** START OF SUPPLIED MATERIAL **

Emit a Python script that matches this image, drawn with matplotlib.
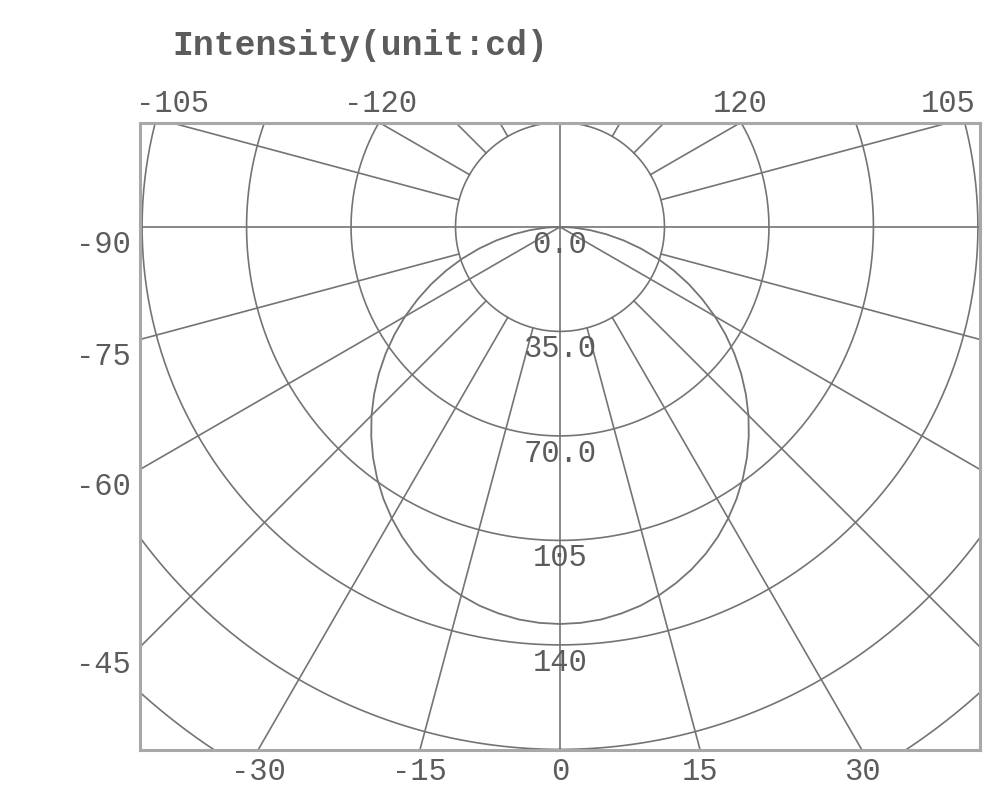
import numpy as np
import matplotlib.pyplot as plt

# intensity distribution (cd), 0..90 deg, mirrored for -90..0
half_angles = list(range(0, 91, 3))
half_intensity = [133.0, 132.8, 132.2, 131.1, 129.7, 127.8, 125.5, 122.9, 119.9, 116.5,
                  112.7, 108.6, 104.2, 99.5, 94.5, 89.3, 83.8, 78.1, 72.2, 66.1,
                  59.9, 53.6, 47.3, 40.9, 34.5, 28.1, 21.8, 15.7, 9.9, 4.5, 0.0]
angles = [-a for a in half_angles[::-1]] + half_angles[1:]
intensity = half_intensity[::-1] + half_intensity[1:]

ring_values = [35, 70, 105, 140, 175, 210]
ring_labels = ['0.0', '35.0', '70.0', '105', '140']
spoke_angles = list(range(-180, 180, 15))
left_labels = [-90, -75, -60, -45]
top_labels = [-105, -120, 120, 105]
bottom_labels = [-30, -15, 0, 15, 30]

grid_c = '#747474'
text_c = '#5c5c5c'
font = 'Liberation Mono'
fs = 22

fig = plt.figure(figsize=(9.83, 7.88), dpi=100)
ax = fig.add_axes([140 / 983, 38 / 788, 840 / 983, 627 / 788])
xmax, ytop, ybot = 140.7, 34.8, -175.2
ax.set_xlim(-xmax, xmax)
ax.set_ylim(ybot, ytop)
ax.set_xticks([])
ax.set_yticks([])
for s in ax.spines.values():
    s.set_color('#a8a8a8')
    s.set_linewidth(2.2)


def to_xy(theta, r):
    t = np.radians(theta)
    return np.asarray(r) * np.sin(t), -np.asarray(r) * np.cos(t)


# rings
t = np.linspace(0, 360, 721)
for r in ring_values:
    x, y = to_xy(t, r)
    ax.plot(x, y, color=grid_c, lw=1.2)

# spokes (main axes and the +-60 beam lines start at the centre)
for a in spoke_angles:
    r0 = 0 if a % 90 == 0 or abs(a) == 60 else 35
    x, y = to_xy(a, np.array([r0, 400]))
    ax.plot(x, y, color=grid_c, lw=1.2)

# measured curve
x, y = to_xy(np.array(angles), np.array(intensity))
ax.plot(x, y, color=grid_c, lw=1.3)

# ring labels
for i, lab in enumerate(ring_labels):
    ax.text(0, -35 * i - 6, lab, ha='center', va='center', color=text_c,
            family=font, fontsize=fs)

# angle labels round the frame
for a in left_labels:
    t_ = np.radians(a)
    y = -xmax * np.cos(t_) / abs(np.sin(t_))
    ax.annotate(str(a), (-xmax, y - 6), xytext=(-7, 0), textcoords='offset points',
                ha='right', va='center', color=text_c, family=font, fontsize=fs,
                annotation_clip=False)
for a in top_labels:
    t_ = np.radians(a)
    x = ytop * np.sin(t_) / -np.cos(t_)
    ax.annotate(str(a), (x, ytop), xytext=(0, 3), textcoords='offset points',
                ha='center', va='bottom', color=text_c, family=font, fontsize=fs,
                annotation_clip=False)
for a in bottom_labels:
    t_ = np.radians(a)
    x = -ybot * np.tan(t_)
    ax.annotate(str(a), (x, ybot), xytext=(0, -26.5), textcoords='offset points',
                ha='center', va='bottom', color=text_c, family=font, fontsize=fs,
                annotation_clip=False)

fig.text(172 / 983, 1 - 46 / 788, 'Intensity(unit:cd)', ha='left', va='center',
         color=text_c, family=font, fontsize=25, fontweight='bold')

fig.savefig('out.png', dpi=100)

** END OF SUPPLIED MATERIAL **

Reproduce the full material exactly, excluding the pictures.

FULL RESPONSE:
Emit a Python script that matches this image, drawn with matplotlib.
import numpy as np
import matplotlib.pyplot as plt

# intensity distribution (cd), 0..90 deg, mirrored for -90..0
half_angles = list(range(0, 91, 3))
half_intensity = [133.0, 132.8, 132.2, 131.1, 129.7, 127.8, 125.5, 122.9, 119.9, 116.5,
                  112.7, 108.6, 104.2, 99.5, 94.5, 89.3, 83.8, 78.1, 72.2, 66.1,
                  59.9, 53.6, 47.3, 40.9, 34.5, 28.1, 21.8, 15.7, 9.9, 4.5, 0.0]
angles = [-a for a in half_angles[::-1]] + half_angles[1:]
intensity = half_intensity[::-1] + half_intensity[1:]

ring_values = [35, 70, 105, 140, 175, 210]
ring_labels = ['0.0', '35.0', '70.0', '105', '140']
spoke_angles = list(range(-180, 180, 15))
left_labels = [-90, -75, -60, -45]
top_labels = [-105, -120, 120, 105]
bottom_labels = [-30, -15, 0, 15, 30]

grid_c = '#747474'
text_c = '#5c5c5c'
font = 'Liberation Mono'
fs = 22

fig = plt.figure(figsize=(9.83, 7.88), dpi=100)
ax = fig.add_axes([140 / 983, 38 / 788, 840 / 983, 627 / 788])
xmax, ytop, ybot = 140.7, 34.8, -175.2
ax.set_xlim(-xmax, xmax)
ax.set_ylim(ybot, ytop)
ax.set_xticks([])
ax.set_yticks([])
for s in ax.spines.values():
    s.set_color('#a8a8a8')
    s.set_linewidth(2.2)


def to_xy(theta, r):
    t = np.radians(theta)
    return np.asarray(r) * np.sin(t), -np.asarray(r) * np.cos(t)


# rings
t = np.linspace(0, 360, 721)
for r in ring_values:
    x, y = to_xy(t, r)
    ax.plot(x, y, color=grid_c, lw=1.2)

# spokes (main axes and the +-60 beam lines start at the centre)
for a in spoke_angles:
    r0 = 0 if a % 90 == 0 or abs(a) == 60 else 35
    x, y = to_xy(a, np.array([r0, 400]))
    ax.plot(x, y, color=grid_c, lw=1.2)

# measured curve
x, y = to_xy(np.array(angles), np.array(intensity))
ax.plot(x, y, color=grid_c, lw=1.3)

# ring labels
for i, lab in enumerate(ring_labels):
    ax.text(0, -35 * i - 6, lab, ha='center', va='center', color=text_c,
            family=font, fontsize=fs)

# angle labels round the frame
for a in left_labels:
    t_ = np.radians(a)
    y = -xmax * np.cos(t_) / abs(np.sin(t_))
    ax.annotate(str(a), (-xmax, y - 6), xytext=(-7, 0), textcoords='offset points',
                ha='right', va='center', color=text_c, family=font, fontsize=fs,
                annotation_clip=False)
for a in top_labels:
    t_ = np.radians(a)
    x = ytop * np.sin(t_) / -np.cos(t_)
    ax.annotate(str(a), (x, ytop), xytext=(0, 3), textcoords='offset points',
                ha='center', va='bottom', color=text_c, family=font, fontsize=fs,
                annotation_clip=False)
for a in bottom_labels:
    t_ = np.radians(a)
    x = -ybot * np.tan(t_)
    ax.annotate(str(a), (x, ybot), xytext=(0, -26.5), textcoords='offset points',
                ha='center', va='bottom', color=text_c, family=font, fontsize=fs,
                annotation_clip=False)

fig.text(172 / 983, 1 - 46 / 788, 'Intensity(unit:cd)', ha='left', va='center',
         color=text_c, family=font, fontsize=25, fontweight='bold')

fig.savefig('out.png', dpi=100)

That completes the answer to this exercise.